--- start Source data ---
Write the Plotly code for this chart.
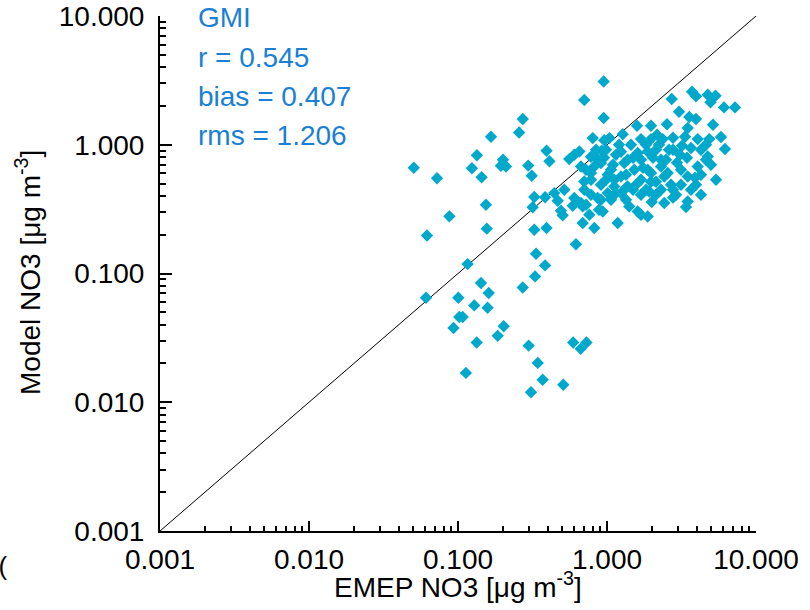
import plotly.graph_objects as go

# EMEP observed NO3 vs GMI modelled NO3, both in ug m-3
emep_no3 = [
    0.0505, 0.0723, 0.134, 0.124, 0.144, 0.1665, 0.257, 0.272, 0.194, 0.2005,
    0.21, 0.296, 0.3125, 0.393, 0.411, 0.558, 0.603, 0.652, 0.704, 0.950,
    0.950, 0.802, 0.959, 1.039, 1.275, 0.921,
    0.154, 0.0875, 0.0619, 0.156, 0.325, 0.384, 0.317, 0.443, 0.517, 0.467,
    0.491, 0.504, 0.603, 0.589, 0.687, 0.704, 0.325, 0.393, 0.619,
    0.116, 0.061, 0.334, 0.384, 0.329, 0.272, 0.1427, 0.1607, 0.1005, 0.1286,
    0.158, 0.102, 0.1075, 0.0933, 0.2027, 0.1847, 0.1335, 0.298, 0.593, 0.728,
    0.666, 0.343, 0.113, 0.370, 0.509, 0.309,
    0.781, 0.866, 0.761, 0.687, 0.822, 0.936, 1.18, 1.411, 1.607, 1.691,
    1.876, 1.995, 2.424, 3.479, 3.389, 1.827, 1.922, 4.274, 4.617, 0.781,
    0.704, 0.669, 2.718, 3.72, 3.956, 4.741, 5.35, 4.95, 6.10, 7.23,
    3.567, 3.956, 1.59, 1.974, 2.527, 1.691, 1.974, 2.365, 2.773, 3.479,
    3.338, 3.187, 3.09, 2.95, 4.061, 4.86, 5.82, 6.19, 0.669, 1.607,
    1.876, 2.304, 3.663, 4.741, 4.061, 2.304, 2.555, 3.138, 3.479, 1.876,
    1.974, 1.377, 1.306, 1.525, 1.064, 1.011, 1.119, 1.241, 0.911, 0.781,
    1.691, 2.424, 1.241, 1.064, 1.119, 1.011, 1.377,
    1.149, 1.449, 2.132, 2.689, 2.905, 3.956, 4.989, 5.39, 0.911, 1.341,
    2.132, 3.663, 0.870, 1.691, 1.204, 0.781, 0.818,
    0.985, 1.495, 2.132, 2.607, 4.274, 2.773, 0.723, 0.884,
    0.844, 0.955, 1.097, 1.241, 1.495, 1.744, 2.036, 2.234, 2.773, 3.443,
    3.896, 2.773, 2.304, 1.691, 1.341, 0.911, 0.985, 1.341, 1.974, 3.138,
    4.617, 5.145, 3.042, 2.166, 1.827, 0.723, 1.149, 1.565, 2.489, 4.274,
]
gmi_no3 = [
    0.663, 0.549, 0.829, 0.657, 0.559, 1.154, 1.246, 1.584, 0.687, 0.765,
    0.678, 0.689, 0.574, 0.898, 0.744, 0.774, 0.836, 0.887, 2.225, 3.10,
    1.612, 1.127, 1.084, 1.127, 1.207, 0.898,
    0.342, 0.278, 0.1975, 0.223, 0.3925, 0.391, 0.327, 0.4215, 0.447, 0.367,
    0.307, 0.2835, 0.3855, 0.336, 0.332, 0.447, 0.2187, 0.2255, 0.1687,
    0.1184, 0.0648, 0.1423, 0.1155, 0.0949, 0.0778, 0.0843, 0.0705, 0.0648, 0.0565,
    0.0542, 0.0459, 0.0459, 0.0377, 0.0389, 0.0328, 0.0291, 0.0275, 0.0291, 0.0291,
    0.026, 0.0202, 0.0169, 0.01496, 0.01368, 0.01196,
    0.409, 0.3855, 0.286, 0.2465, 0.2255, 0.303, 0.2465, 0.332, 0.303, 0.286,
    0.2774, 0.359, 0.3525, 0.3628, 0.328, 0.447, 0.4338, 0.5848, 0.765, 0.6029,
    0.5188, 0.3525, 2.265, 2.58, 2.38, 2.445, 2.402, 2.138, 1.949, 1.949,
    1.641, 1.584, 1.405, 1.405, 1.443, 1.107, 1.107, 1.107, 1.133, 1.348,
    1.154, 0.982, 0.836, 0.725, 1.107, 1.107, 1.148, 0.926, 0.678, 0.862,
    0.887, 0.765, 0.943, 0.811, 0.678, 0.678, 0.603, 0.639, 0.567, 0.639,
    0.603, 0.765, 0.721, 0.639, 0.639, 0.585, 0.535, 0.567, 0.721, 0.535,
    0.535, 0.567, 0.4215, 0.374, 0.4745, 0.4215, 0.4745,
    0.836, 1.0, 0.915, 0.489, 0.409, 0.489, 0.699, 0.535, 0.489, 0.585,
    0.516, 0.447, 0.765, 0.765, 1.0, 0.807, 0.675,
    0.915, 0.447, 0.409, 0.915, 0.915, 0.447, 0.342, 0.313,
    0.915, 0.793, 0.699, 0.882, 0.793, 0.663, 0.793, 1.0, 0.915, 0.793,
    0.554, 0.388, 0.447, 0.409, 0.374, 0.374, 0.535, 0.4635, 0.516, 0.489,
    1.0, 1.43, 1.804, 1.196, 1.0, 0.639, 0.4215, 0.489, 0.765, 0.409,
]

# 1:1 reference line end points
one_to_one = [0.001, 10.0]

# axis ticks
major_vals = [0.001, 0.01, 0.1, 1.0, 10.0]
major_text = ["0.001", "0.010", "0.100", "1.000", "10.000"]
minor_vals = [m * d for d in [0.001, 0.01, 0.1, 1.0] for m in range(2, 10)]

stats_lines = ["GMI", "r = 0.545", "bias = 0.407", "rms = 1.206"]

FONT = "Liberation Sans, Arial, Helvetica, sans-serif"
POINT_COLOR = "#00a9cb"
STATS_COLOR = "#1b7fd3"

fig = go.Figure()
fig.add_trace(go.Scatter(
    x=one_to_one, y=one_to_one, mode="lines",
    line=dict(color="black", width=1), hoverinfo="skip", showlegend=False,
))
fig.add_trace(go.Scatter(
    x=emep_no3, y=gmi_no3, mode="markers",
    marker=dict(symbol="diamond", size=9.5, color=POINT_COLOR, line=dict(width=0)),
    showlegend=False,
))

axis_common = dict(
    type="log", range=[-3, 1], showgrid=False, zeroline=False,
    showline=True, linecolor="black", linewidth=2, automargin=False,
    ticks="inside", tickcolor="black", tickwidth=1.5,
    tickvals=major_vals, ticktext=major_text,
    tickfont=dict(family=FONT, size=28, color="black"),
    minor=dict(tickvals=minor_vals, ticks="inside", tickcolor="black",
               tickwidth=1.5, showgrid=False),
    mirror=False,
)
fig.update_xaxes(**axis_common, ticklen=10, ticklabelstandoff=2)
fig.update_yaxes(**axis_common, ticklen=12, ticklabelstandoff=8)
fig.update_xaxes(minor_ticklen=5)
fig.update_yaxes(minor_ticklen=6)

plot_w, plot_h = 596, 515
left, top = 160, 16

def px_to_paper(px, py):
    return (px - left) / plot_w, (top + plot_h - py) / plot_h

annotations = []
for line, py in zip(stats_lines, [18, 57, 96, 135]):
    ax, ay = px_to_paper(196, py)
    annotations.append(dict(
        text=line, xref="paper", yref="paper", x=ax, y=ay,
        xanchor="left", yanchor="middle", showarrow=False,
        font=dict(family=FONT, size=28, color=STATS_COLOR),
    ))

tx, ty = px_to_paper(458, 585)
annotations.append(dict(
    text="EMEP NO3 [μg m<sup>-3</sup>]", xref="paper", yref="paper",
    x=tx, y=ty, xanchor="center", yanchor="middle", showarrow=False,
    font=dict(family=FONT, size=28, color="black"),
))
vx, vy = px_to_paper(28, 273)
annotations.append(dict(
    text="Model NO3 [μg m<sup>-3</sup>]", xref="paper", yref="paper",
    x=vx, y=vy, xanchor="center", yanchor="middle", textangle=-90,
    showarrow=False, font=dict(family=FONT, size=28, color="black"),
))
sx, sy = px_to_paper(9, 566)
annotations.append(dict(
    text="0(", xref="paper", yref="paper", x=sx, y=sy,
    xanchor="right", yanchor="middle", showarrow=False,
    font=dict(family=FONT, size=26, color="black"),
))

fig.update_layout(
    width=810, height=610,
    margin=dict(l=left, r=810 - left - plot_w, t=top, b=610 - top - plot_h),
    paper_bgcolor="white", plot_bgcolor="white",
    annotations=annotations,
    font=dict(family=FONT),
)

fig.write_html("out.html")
--- end Source data ---
Aim of the task:
Write out again exactly the lines from the start of the data above through the line containing "import plotly.graph_objects as go", inclusive, excluding any pictures.

Task result:
Write the Plotly code for this chart.
import plotly.graph_objects as go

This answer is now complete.